# Records for processing
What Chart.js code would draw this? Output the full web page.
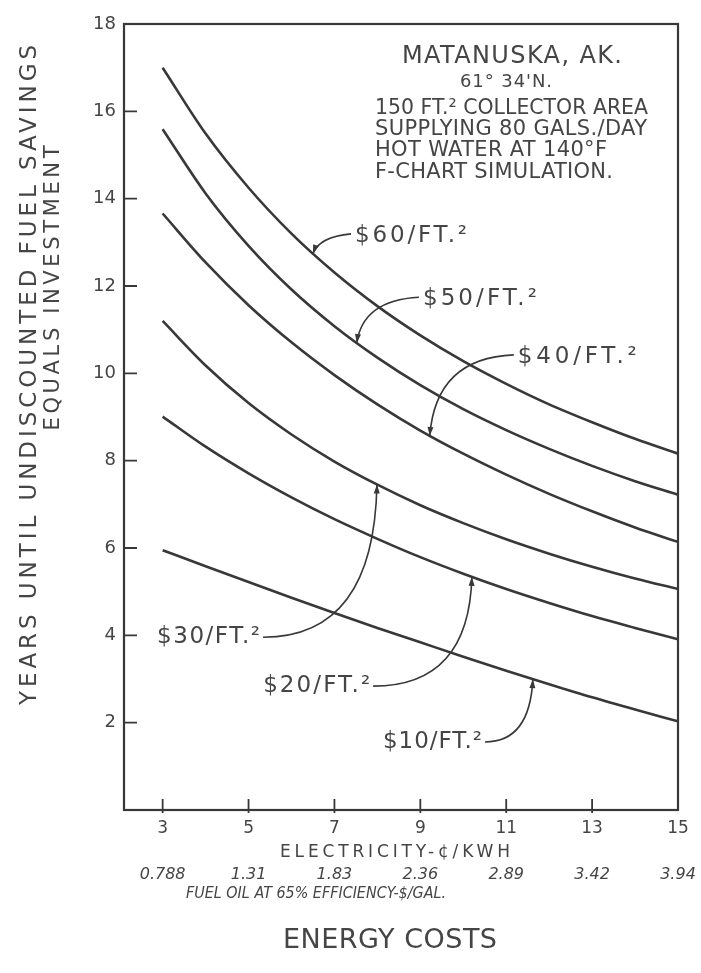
---
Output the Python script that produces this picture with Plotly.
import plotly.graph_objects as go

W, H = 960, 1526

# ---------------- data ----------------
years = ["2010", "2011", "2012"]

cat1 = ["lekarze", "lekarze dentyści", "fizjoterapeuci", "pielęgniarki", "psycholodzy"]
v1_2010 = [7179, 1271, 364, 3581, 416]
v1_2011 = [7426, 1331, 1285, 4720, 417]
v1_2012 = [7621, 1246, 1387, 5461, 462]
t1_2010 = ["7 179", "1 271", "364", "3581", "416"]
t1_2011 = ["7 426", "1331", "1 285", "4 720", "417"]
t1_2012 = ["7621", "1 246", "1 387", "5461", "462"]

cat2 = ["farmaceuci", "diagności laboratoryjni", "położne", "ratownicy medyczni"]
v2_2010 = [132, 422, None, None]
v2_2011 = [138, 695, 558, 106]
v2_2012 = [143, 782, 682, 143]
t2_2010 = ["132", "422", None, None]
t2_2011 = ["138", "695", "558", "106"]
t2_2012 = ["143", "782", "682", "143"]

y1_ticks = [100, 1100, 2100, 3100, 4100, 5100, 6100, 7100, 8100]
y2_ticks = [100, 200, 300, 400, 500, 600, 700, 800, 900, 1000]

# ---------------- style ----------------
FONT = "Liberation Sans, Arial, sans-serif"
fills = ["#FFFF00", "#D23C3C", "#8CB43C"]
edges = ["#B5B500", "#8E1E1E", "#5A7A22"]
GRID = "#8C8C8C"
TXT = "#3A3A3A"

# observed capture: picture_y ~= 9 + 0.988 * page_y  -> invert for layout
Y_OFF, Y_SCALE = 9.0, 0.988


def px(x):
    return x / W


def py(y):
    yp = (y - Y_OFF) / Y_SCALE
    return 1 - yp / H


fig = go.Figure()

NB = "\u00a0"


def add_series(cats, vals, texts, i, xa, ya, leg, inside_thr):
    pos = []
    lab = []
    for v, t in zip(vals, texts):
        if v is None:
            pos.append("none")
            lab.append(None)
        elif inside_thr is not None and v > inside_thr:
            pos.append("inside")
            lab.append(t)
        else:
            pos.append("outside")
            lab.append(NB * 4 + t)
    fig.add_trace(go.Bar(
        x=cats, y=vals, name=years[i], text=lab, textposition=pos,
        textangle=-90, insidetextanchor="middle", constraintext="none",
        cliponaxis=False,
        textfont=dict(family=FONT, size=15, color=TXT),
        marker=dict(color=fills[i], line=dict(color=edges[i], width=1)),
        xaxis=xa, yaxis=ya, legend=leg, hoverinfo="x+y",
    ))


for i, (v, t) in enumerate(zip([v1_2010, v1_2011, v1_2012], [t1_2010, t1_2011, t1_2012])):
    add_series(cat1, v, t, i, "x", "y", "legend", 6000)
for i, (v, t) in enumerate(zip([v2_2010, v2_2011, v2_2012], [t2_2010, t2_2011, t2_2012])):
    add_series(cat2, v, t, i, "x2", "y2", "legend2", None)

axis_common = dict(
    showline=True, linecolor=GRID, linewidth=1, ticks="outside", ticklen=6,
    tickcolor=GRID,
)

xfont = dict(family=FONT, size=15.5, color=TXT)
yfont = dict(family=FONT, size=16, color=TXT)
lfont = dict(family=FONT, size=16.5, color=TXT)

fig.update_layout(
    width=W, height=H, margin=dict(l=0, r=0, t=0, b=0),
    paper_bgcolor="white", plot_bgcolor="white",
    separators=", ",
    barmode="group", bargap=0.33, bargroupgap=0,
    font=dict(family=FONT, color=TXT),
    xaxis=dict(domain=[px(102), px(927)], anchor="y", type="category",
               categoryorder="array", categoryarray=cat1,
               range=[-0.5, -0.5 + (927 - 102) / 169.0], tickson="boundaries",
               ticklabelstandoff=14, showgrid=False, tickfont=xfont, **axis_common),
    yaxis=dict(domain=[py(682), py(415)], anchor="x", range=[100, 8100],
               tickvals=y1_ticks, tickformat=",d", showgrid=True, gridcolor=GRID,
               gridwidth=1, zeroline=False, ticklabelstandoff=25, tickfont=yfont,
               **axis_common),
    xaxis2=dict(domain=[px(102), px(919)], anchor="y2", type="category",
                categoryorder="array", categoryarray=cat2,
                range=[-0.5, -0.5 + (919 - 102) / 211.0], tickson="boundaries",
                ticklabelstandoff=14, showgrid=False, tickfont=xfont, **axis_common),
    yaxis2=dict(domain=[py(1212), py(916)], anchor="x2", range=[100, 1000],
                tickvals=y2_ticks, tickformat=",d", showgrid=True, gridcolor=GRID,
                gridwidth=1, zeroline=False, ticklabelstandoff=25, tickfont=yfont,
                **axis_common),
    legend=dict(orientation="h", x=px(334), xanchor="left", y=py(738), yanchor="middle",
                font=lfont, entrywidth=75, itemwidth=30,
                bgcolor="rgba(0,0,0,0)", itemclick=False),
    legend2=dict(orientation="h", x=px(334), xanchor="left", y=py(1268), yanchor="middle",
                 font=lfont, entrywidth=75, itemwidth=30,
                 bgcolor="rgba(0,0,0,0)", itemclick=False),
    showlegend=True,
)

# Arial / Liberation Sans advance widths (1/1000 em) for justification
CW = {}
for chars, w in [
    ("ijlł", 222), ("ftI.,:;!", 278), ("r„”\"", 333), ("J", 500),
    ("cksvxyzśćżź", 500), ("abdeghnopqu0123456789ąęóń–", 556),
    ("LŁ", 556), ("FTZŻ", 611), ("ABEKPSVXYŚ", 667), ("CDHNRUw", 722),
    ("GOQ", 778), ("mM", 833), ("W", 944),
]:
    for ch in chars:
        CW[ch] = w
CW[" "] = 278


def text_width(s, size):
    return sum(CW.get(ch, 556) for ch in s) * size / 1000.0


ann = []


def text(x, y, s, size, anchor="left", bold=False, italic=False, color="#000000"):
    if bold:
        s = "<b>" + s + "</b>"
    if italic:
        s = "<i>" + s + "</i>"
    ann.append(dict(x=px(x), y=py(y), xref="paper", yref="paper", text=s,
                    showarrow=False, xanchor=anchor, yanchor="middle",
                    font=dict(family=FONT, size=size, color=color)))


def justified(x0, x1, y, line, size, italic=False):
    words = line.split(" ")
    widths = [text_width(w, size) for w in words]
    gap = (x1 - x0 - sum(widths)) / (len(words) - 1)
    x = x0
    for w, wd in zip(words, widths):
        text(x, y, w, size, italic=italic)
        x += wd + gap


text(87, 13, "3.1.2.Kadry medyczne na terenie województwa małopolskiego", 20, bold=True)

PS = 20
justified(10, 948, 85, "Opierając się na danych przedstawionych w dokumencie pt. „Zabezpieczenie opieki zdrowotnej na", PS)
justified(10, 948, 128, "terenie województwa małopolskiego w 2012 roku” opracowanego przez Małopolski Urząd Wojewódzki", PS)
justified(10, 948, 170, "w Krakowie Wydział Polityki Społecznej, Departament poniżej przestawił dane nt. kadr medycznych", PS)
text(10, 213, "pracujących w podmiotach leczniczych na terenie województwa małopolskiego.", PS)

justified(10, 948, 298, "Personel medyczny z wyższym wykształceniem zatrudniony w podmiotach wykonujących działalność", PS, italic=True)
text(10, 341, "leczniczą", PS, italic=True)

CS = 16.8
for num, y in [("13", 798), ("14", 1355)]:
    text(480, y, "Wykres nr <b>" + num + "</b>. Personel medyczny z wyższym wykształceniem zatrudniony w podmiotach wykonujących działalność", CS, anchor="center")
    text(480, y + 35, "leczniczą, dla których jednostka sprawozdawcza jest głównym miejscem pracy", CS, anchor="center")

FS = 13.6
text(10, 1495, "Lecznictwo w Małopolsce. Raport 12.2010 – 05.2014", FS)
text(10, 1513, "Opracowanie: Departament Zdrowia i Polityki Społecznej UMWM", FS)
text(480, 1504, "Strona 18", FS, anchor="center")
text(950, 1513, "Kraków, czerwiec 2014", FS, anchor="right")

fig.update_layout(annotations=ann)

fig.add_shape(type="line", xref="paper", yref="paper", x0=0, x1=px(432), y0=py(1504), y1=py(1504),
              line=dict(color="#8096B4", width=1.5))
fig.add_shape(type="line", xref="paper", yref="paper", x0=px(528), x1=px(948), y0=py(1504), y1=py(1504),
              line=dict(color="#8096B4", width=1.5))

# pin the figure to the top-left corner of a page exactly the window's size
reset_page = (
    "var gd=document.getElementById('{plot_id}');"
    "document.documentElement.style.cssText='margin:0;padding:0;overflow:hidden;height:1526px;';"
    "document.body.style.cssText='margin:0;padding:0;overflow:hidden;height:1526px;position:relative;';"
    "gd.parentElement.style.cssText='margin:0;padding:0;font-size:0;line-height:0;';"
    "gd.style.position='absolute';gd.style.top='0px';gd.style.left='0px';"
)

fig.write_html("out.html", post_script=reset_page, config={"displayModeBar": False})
--
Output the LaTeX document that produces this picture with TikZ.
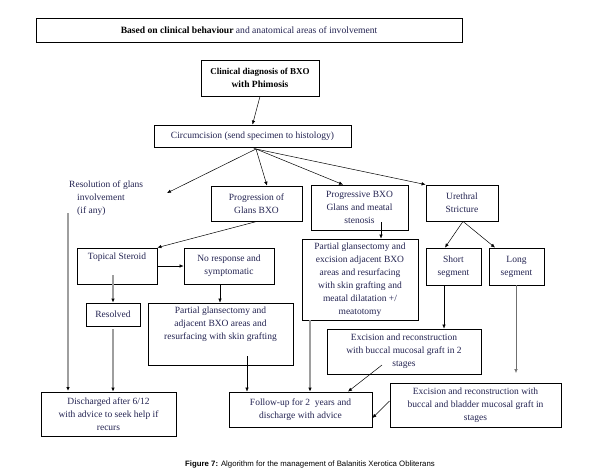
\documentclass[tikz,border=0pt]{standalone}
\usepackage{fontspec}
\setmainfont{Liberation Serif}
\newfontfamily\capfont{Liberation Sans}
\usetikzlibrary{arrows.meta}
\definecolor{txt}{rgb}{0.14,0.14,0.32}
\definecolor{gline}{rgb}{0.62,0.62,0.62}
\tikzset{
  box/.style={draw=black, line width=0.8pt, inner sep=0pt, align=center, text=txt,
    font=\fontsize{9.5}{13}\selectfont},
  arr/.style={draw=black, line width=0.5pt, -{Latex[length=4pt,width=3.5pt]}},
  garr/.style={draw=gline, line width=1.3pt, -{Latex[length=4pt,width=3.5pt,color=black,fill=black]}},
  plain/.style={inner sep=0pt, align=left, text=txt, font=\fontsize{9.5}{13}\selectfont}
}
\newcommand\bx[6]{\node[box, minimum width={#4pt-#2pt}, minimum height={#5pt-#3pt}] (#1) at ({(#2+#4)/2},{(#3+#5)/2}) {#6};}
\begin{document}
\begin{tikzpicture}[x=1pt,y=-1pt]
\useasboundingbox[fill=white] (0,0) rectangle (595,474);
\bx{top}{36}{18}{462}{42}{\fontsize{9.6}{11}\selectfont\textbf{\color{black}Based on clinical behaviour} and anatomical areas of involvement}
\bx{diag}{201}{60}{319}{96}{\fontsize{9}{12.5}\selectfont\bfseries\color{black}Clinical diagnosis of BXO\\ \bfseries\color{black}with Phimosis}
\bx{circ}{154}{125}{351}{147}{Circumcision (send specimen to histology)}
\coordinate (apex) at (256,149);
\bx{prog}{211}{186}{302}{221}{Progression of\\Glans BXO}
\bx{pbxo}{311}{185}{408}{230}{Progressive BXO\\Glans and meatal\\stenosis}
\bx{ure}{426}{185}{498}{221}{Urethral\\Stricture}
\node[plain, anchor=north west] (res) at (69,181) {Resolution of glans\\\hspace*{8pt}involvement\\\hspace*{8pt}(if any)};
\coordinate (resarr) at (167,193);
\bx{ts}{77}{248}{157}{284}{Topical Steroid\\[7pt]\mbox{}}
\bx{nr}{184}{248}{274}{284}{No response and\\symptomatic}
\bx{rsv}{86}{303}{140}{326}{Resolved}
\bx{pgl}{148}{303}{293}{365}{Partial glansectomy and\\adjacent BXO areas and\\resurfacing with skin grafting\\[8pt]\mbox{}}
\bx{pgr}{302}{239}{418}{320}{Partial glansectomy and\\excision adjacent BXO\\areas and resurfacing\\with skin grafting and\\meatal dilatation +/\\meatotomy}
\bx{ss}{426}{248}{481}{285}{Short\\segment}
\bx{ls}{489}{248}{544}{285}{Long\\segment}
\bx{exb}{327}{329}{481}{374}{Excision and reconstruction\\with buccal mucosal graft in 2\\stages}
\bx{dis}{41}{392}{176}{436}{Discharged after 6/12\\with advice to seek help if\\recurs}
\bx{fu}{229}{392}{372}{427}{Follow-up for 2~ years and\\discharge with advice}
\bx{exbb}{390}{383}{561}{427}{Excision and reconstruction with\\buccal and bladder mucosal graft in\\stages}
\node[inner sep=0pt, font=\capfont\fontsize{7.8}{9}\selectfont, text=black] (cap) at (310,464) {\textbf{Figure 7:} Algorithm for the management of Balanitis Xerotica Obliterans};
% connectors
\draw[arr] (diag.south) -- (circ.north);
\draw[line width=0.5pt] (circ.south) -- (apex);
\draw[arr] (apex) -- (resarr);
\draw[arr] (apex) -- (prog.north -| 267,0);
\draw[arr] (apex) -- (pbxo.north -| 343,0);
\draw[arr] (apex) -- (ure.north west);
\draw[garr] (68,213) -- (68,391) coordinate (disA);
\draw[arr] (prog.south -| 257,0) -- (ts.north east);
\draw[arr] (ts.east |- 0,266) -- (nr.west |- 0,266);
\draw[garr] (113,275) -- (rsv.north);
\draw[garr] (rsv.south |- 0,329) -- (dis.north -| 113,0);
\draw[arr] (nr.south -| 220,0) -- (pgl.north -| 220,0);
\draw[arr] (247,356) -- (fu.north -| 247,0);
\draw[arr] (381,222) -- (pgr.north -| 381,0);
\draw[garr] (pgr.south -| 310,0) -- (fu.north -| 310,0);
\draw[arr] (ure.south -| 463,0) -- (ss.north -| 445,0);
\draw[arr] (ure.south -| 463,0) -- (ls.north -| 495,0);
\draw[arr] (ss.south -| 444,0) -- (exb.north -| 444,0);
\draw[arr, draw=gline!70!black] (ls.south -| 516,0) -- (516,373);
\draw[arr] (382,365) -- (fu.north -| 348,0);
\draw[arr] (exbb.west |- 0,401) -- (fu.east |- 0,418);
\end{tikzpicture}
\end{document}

# Given task
The first line to be transcribed is the one containing "Output the Python", and the last is the one containing "return x / W". Transcribe exactly those lines and nothing else.

# Task solution
Output the Python script that produces this picture with Plotly.
import plotly.graph_objects as go

W, H = 960, 1526

# ---------------- data ----------------
years = ["2010", "2011", "2012"]

cat1 = ["lekarze", "lekarze dentyści", "fizjoterapeuci", "pielęgniarki", "psycholodzy"]
v1_2010 = [7179, 1271, 364, 3581, 416]
v1_2011 = [7426, 1331, 1285, 4720, 417]
v1_2012 = [7621, 1246, 1387, 5461, 462]
t1_2010 = ["7 179", "1 271", "364", "3581", "416"]
t1_2011 = ["7 426", "1331", "1 285", "4 720", "417"]
t1_2012 = ["7621", "1 246", "1 387", "5461", "462"]

cat2 = ["farmaceuci", "diagności laboratoryjni", "położne", "ratownicy medyczni"]
v2_2010 = [132, 422, None, None]
v2_2011 = [138, 695, 558, 106]
v2_2012 = [143, 782, 682, 143]
t2_2010 = ["132", "422", None, None]
t2_2011 = ["138", "695", "558", "106"]
t2_2012 = ["143", "782", "682", "143"]

y1_ticks = [100, 1100, 2100, 3100, 4100, 5100, 6100, 7100, 8100]
y2_ticks = [100, 200, 300, 400, 500, 600, 700, 800, 900, 1000]

# ---------------- style ----------------
FONT = "Liberation Sans, Arial, sans-serif"
fills = ["#FFFF00", "#D23C3C", "#8CB43C"]
edges = ["#B5B500", "#8E1E1E", "#5A7A22"]
GRID = "#8C8C8C"
TXT = "#3A3A3A"

# observed capture: picture_y ~= 9 + 0.988 * page_y  -> invert for layout
Y_OFF, Y_SCALE = 9.0, 0.988


def px(x):
    return x / W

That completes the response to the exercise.